A new multi-university doctoral training scheme is set to create one of the UK’s largest cohorts of PhD students.
Thirteen University Alliance universities will each commit funding for two PhD students a year as part of the Doctoral Training Alliance initiative, which will begin in October.
The scheme is likely to be seen as a response by post-92 universities to the increased funding of PhD students in doctoral training centres, which critics say has concentrated opportunities in a small number of research-intensive institutions.
Under the University Alliance scheme, the first fully funded PhD scholarships – each worth about £18,000 a year in total – will be offered to those studying applied biosciences for health.

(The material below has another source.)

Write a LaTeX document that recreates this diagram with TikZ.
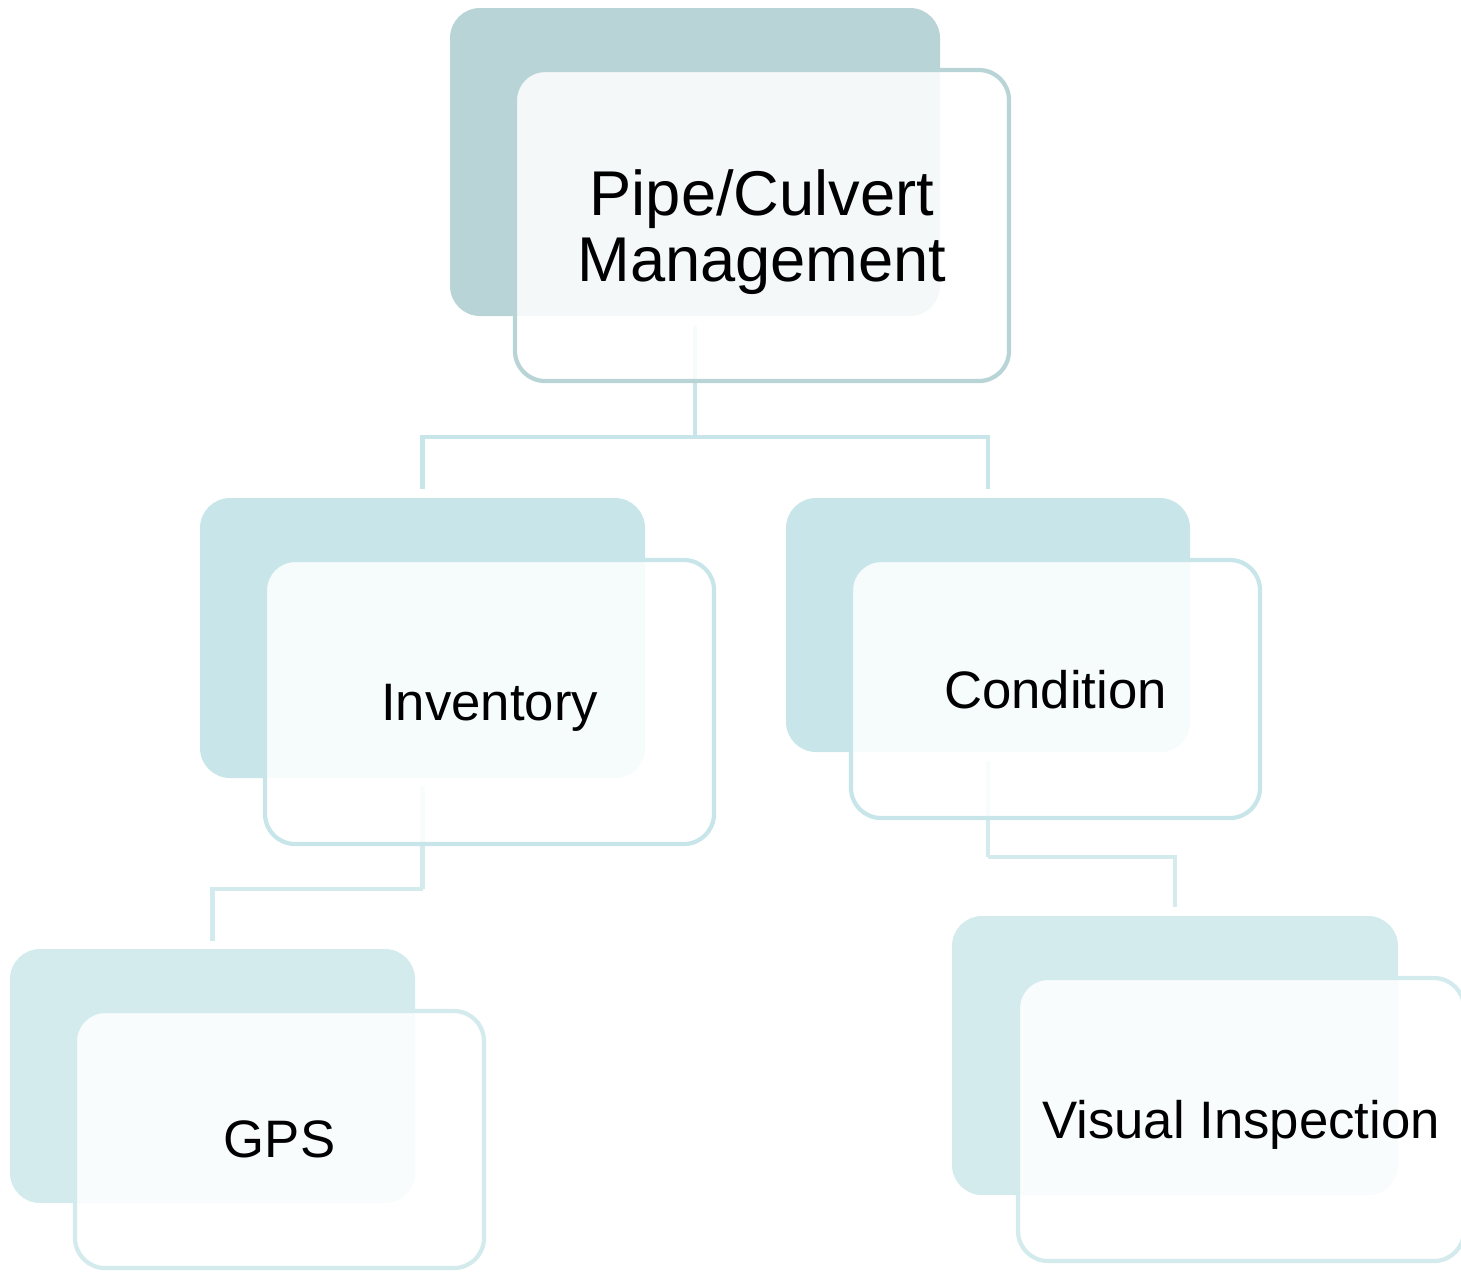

However, the group will consider setting up other training alliances in coming years, possibly in arts and design and in sports exercise science.
The nationwide doctoral training scheme, launched in London on 24 September, is the largest multi-partner initiative of its kind. Its health sciences cohort is set to have 78 students within three years.
On the programme, which closely follows the doctoral training centre model supported by research councils, PhD students will undertake an autumn induction at Coventry University, followed by further skills training the following summer.
Doctoral supervisors will also attend the events, which are designed to encourage networking and peer-to-peer learning.
Maddalaine Ansell, chief executive of the University Alliance, said she hoped that research councils would be persuaded to contribute towards the initiative if it proves to be effective.
“We hope we can show to the research councils that our institutions have strengths and that, working together, they can create the critical mass required for effective doctoral training,” she said.
“It would not be very good if people could only do doctoral training in research-intensive universities because it may be more convenient for them [to study locally], and it’s known that having students progressing through university to PhD is good for the student experience,” she added.
The new PhD opportunities in applied biosciences for health would also benefit industry, as there is a relative lack of doctoral provision in the area, Ms Ansell continued.
University Alliance institutions were among the strongest in this discipline, according to the results of last year’s research excellence framework, she pointed out.
Paul Harrison, pro vice-chancellor for research and innovation at Sheffield Hallam University and the national director of the Doctoral Training Alliance, said that the training model would encourage PhD students to exchange ideas and support each other.
“The PhD is often seen as a very lonely way to study,” Professor Harrison said. But he added that “every student on the scheme will come together for summer schools and postgraduate conferences to discuss their project plans and discuss how they are going”. The networking opportunities would also benefit PhD supervisors, he said.